During the annual Bank Director Bank Executive & Board Compensation conference that was held recently in Chicago, Illinois, peer exchange sessions revealed that board members and executives alike are struggling to keep pace with an industry that continues to change.
In the directors’ peer exchange meetings, directors often said that trying to keep up with the changing regulatory environment is as distracting as it is fatiguing.
This year’s conference seemed focused on the stabilizing market, and from a director’s standpoint, establishing best practices for approving, monitoring and maintaining appropriate compensation programs, rather than on technical updates as in years past. While all this can make you feel like you’re battling the flu—proper “diagnosis and treatment” can help directors through this malady.
Symptoms of Regulatory Fatigue Syndrome
1. Blurry vision from prolonged reading of legislation, proposed regulations, guidance and advisor mailings.
2. Frequent headaches from balancing the need to eliminate risk in compensation programs to appease regulators while at the same time trying to increase the connection between pay and performance to appease institutional investors—though in many respects they can be diametrically opposed.
3. Intermittent nausea from endless board meetings that move from one regulatory issue to the next with little time for the consideration of strategic business issues.
4. General fatigue from worrying about missing one or more of the many new regulations that may or may not yet be effective.
1. Focus on current rules. Be aware of and consider proposed rulemaking, but specifically address rules that are in effect or issues that are before you today. For example, is the bank subject to TARP or its legacy constraints? Is the bank in troubled condition and subject to the compensation limitations of Rule 359? Has the bank taken steps to implement the principles of the Guidance on Sound Incentive Compensation? Has the bank reviewed its compensation programs for its mortgage lenders, or does the bank need to publicly address a “no” vote recommendation from Institutional Shareholder Services or a bad result on a say on pay vote?
2. Review your charter. Review your compensation committee charter to ensure that your charter addresses the duties that are required of your committee based on current law. Your charter should reflect the committee’s duty to assess risk in your compensation programs and should provide for authority and funding to hire independent advisors. Consider a committee checklist that will track the duties outlined in the charter in order to help ensure that the committee addresses each of its tasks at some time during each year.
3. Rely on your advisors. Work with your advisors to understand what regulatory changes may be coming and rely on them to let you know when you need to focus on each of the new rules. For example, do you need to deal with claw-back policies, CEO pay vs. performance disclosure, the CEO pay ratio relative to employee median pay disclosure, the compensation committee member and advisor independence requirements, or mortgage lender pay practices?
4. Understand that risk mitigation is scalable.
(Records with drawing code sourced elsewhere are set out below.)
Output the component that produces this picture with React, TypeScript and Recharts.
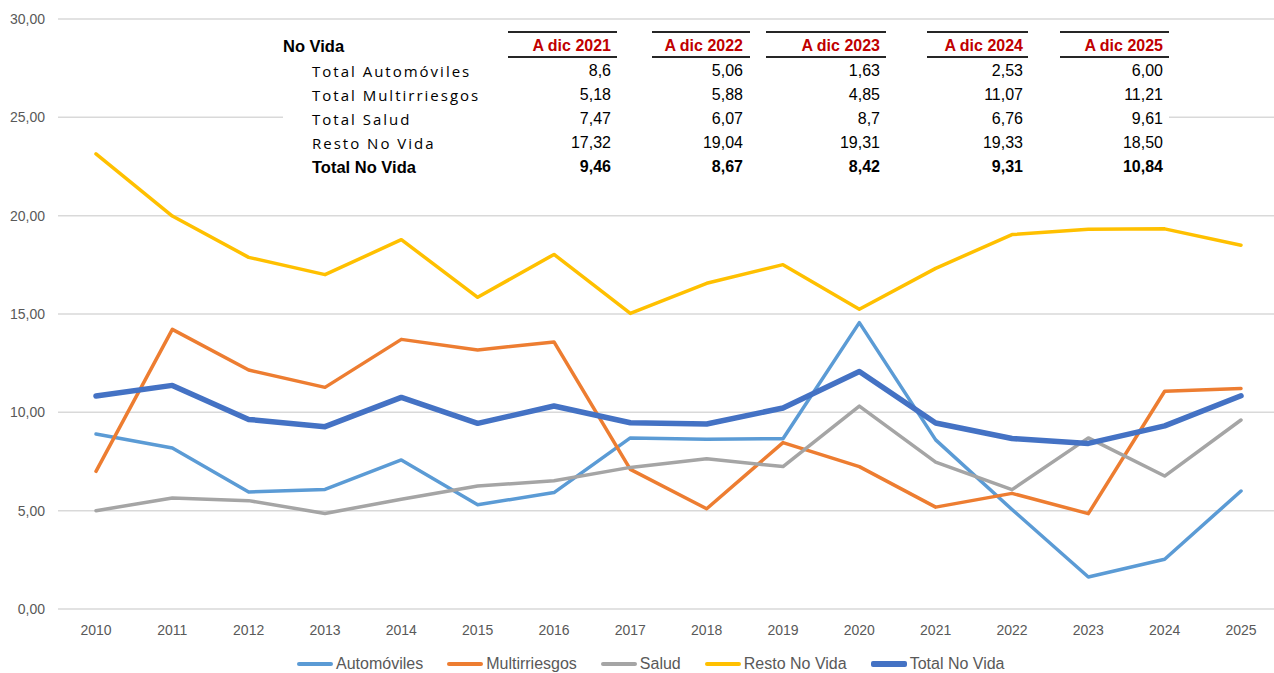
import React from 'react';
import { LineChart, Line, XAxis, YAxis, CartesianGrid, Legend } from 'recharts';

const years = ['2010', '2011', '2012', '2013', '2014', '2015', '2016', '2017', '2018', '2019', '2020', '2021', '2022', '2023', '2024', '2025'];
const automoviles = [8.9, 8.19, 5.95, 6.08, 7.58, 5.3, 5.92, 8.7, 8.63, 8.66, 14.56, 8.6, 5.06, 1.63, 2.53, 6.0];
const multirriesgos = [7.0, 14.22, 12.15, 11.27, 13.71, 13.17, 13.58, 7.1, 5.1, 8.46, 7.24, 5.18, 5.88, 4.85, 11.07, 11.21];
const salud = [5.0, 5.64, 5.51, 4.86, 5.58, 6.25, 6.52, 7.2, 7.64, 7.24, 10.32, 7.47, 6.07, 8.7, 6.76, 9.61];
const restoNoVida = [23.14, 19.98, 17.88, 17.0, 18.78, 15.85, 18.03, 15.03, 16.56, 17.51, 15.24, 17.32, 19.04, 19.31, 19.33, 18.5];
const totalNoVida = [10.83, 11.37, 9.64, 9.27, 10.76, 9.44, 10.32, 9.47, 9.41, 10.22, 12.08, 9.46, 8.67, 8.42, 9.31, 10.84];
const yTicks = [0, 5, 10, 15, 20, 25, 30];

// table in the top of the chart
const tableTitle = 'No Vida';
const tableHeaders = ['A dic 2021', 'A dic 2022', 'A dic 2023', 'A dic 2024', 'A dic 2025'];
const tableLabels = ['Total Automóviles', 'Total Multirriesgos', 'Total Salud', 'Resto No Vida', 'Total No Vida'];
const tableValues = [
  ['8,6', '5,06', '1,63', '2,53', '6,00'],
  ['5,18', '5,88', '4,85', '11,07', '11,21'],
  ['7,47', '6,07', '8,7', '6,76', '9,61'],
  ['17,32', '19,04', '19,31', '19,33', '18,50'],
  ['9,46', '8,67', '8,42', '9,31', '10,84'],
];

const series = [
  { key: 'auto', name: 'Automóviles', color: '#5B9BD5', width: 3.5, values: automoviles },
  { key: 'multi', name: 'Multirriesgos', color: '#ED7D31', width: 3.5, values: multirriesgos },
  { key: 'salud', name: 'Salud', color: '#A5A5A5', width: 3.5, values: salud },
  { key: 'resto', name: 'Resto No Vida', color: '#FFC000', width: 3.5, values: restoNoVida },
  { key: 'total', name: 'Total No Vida', color: '#4472C4', width: 5.5, values: totalNoVida },
];

const data = years.map((year, i) => {
  const row: Record<string, string | number> = { year };
  series.forEach(s => { row[s.key] = s.values[i]; });
  return row;
});

const axisFont = "'Liberation Sans', Arial, sans-serif";

// column geometry of the table (page px)
const colLineLeft = [508, 652, 766, 927, 1060];
const colLineRight = [617, 750, 886, 1028, 1169];
const colTextRight = [611, 743, 880, 1023, 1163];
const rowCenters = [70.5, 94.5, 118.5, 142.5, 166.5];
const BOX_LEFT = 283;
const BOX_TOP = 26;

const renderLegend = () => (
  <div style={{ display: 'flex', alignItems: 'center', height: 28, paddingLeft: 297, boxSizing: 'border-box', paddingTop: 10 }}>
    {series.map((s, i) => (
      <div key={s.key} style={{ display: 'flex', alignItems: 'center', marginRight: i < series.length - 1 ? 24 : 0 }}>
        <div style={{ width: 36, height: s.width, background: s.color, borderRadius: 2, marginRight: 3 }} />
        <span style={{ fontFamily: axisFont, fontSize: 16, color: '#595959', lineHeight: '18px' }}>{s.name}</span>
      </div>
    ))}
  </div>
);

const DataTable = () => {
  const labelStyle: React.CSSProperties = {
    position: 'absolute', left: 312 - BOX_LEFT, fontFamily: "'Open Sans', sans-serif", fontSize: 15,
    letterSpacing: 2, color: '#000', lineHeight: '24px', whiteSpace: 'nowrap',
  };
  const numStyle: React.CSSProperties = {
    position: 'absolute', fontFamily: axisFont, fontSize: 16, color: '#000', lineHeight: '24px', textAlign: 'right', whiteSpace: 'nowrap',
  };
  return (
    <div style={{ position: 'absolute', left: BOX_LEFT, top: BOX_TOP, width: 1169 - BOX_LEFT, height: 156, background: '#fff', zIndex: 2 }}>
      <div style={{ position: 'absolute', left: 0, top: 45.5 - 12 - BOX_TOP, fontFamily: axisFont, fontWeight: 700, fontSize: 16.5, lineHeight: '24px', color: '#000' }}>
        {tableTitle}
      </div>
      {tableHeaders.map((h, c) => (
        <React.Fragment key={h}>
          <div style={{ position: 'absolute', left: colLineLeft[c] - BOX_LEFT, width: colLineRight[c] - colLineLeft[c], top: 31 - BOX_TOP, height: 2, background: '#262626' }} />
          <div style={{ position: 'absolute', left: colLineLeft[c] - BOX_LEFT, width: colLineRight[c] - colLineLeft[c], top: 56 - BOX_TOP, height: 2, background: '#262626' }} />
          <div style={{ ...numStyle, right: 1169 - colTextRight[c], top: 45.5 - 12 - BOX_TOP, fontWeight: 700, color: '#C00000' }}>{h}</div>
        </React.Fragment>
      ))}
      {tableLabels.map((label, r) => {
        const bold = r === tableLabels.length - 1;
        return (
          <React.Fragment key={label}>
            <div style={{ ...labelStyle, top: rowCenters[r] - 12 - BOX_TOP, ...(bold ? { fontFamily: axisFont, fontWeight: 700, fontSize: 16.5, letterSpacing: 0 } : {}) }}>{label}</div>
            {tableValues[r].map((v, c) => (
              <div key={c} style={{ ...numStyle, right: 1169 - colTextRight[c], top: rowCenters[r] - 12 - BOX_TOP, fontWeight: bold ? 700 : 400 }}>{v}</div>
            ))}
          </React.Fragment>
        );
      })}
    </div>
  );
};

export default function App() {
  return (
    <div style={{ position: 'absolute', left: 0, top: 0, width: 1274, height: 673, background: '#fff', overflow: 'hidden' }}>
      <LineChart width={1274} height={673} data={data} margin={{ top: 19, right: 0, left: 0, bottom: 0 }}>
        <CartesianGrid vertical={false} stroke="#D9D9D9" strokeWidth={1.5} />
        <XAxis
          dataKey="year"
          axisLine={false}
          tickLine={false}
          interval={0}
          height={36}
          tickMargin={10}
          padding={{ left: 38, right: 33 }}
          tick={{ fill: '#595959', fontSize: 14, fontFamily: axisFont }}
        />
        <YAxis
          domain={[0, 30]}
          ticks={yTicks}
          axisLine={false}
          tickLine={false}
          width={58}
          tickMargin={7}
          tickFormatter={(v: number) => v.toFixed(2).replace('.', ',')}
          tick={{ fill: '#595959', fontSize: 14, fontFamily: axisFont }}
        />
        <Legend verticalAlign="bottom" height={28} content={renderLegend} wrapperStyle={{ left: 0, width: 1274, height: 28 }} />
        {series.map(s => (
          <Line
            key={s.key}
            type="linear"
            dataKey={s.key}
            name={s.name}
            stroke={s.color}
            strokeWidth={s.width}
            strokeLinejoin="round"
            strokeLinecap="round"
            dot={false}
            activeDot={false}
            isAnimationActive={false}
          />
        ))}
      </LineChart>
      <DataTable />
    </div>
  );
}
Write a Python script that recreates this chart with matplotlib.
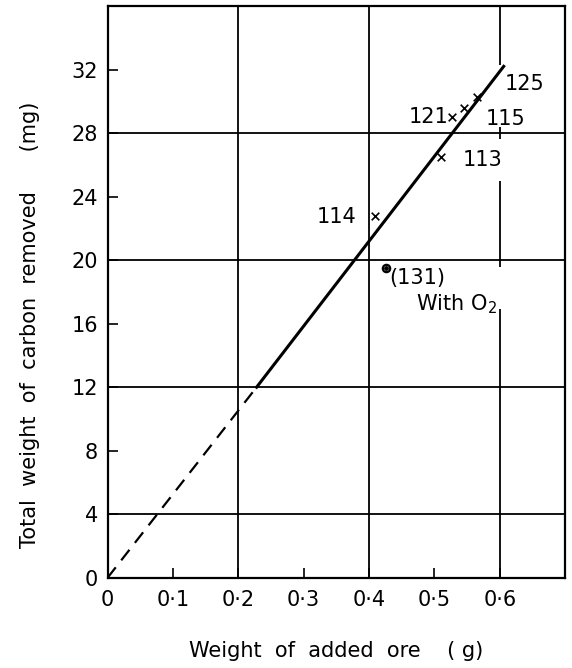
import matplotlib
matplotlib.use("Agg")
import matplotlib.pyplot as plt
import numpy as np

plt.rcParams['font.family'] = ['DejaVu Sans']

# data
x_ticks = [0, 0.1, 0.2, 0.3, 0.4, 0.5, 0.6]
x_ticklabels = ["0", "0·1", "0·2", "0·3", "0·4", "0·5", "0·6"]
y_ticks = [0, 4, 8, 12, 16, 20, 24, 28, 32]
x_grid = [0.2, 0.4]
y_grid = [4, 12, 20, 28]
# the 0.6 grid line is interrupted around the labels
x06_seg_lo = [32.3, 27.6, 19.6, 0.0]
x06_seg_hi = [36.0, 28.4, 25.0, 16.9]

run_labels = ["114", "113", "121", "115", "125"]
run_x = [0.409, 0.510, 0.527, 0.546, 0.565]
run_y = [22.8, 26.5, 29.0, 29.6, 30.3]
label_x = [0.380, 0.544, 0.521, 0.579, 0.607]
label_y = [22.7, 26.3, 29.0, 28.9, 31.1]
label_ha = ["right", "left", "right", "left", "left"]

o2_label = "(131)"
o2_x = [0.426]
o2_y = [19.5]

dashed_x = [0.0, 0.228]
dashed_y = [0.0, 12.0]
solid_x = [0.228, 0.606]
solid_y = [12.0, 32.2]

fig = plt.figure(figsize=(5.72, 6.68), dpi=100)
ax = fig.add_axes([0.188, 0.135, 0.800, 0.856])
ax.set_xlim(0, 0.7)
ax.set_ylim(0, 36)

for g in x_grid:
    ax.axvline(g, color='black', lw=1.3, zorder=1)
for g in y_grid:
    ax.axhline(g, color='black', lw=1.3, zorder=1)
ax.vlines([0.6] * len(x06_seg_lo), x06_seg_lo, x06_seg_hi, color='black', lw=1.3, zorder=1)

ax.plot(dashed_x, dashed_y, color='black', lw=1.6, ls=(0, (6, 4)), zorder=2)
ax.plot(solid_x, solid_y, color='black', lw=2.2, zorder=2)

ax.scatter(run_x, run_y, marker='x', color='black', s=30, lw=1.2, zorder=3)
ax.scatter(o2_x, o2_y, marker='o', facecolor='white', edgecolor='black', s=28, lw=1.6, zorder=3)
ax.scatter(o2_x, o2_y, marker='o', color='black', s=6, zorder=4)

fs = 15
for lab, xv, yv, ha in zip(run_labels, label_x, label_y, label_ha):
    ax.text(xv, yv, lab, ha=ha, va='center', fontsize=fs)
ax.text(0.431, 18.9, o2_label, ha='left', va='center', fontsize=fs)
ax.text(0.472, 18.0, "With O$_2$", ha='left', va='top', fontsize=fs)

ax.set_xticks(x_ticks)
ax.set_xticklabels(x_ticklabels)
ax.set_yticks(y_ticks)
ax.tick_params(direction='in', length=7, width=1.2, labelsize=15, colors='black')
ax.tick_params(axis='x', pad=9)
ax.tick_params(axis='y', pad=7)
for s in ax.spines.values():
    s.set_linewidth(1.6)

ax.set_xlabel("Weight  of  added  ore    ( g)", fontsize=15, labelpad=22)
ax.set_ylabel("Total  weight  of  carbon  removed      (mg)", fontsize=15)
ax.yaxis.set_label_coords(-0.148, 0.443)

fig.savefig("out.png", dpi=100)
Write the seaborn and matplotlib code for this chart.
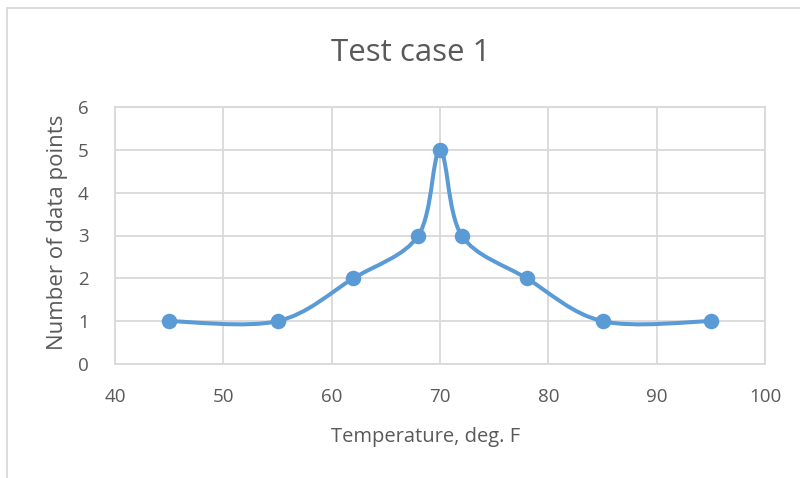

When trying to decipher all of the possible plan changes that might help manage, mitigate or eliminate risks, you should be mindful that the actions you take can be relative to the size and complexity of your bank and its compensation plans. The actions taken by a $50-billion bank with complex plans are not necessarily the same that will be taken by a $1-billion bank with less complex and understandable compensation programs. Many good practices will trickle down from the more complex organizations, but the risks are different, so your actions should be different as well.
5. Focus on establishing good procedures. Make sure you have good internal controls in place with respect to your compensation plans and that your senior risk officer is involved in the plans’ development and management. Your compensation committee should understand how the plans work, what the associated risks may be, and if changes should be made. The committee does not need to manage the plans (unless they apply to proxy officers), but they need to understand and manage the risks presented.
Certainly, this is a tongue-in-cheek approach, but fundamentally the advice is sound. Though there are many moving parts with the regulation of bank compensation practices, they can be addressed and understood by taking them one step at a time. The old adage that “inch by inch life’s a cinch, but yard by yard it’s very hard” holds very true in trying to digest the multitude of compensation governance influences and constraints.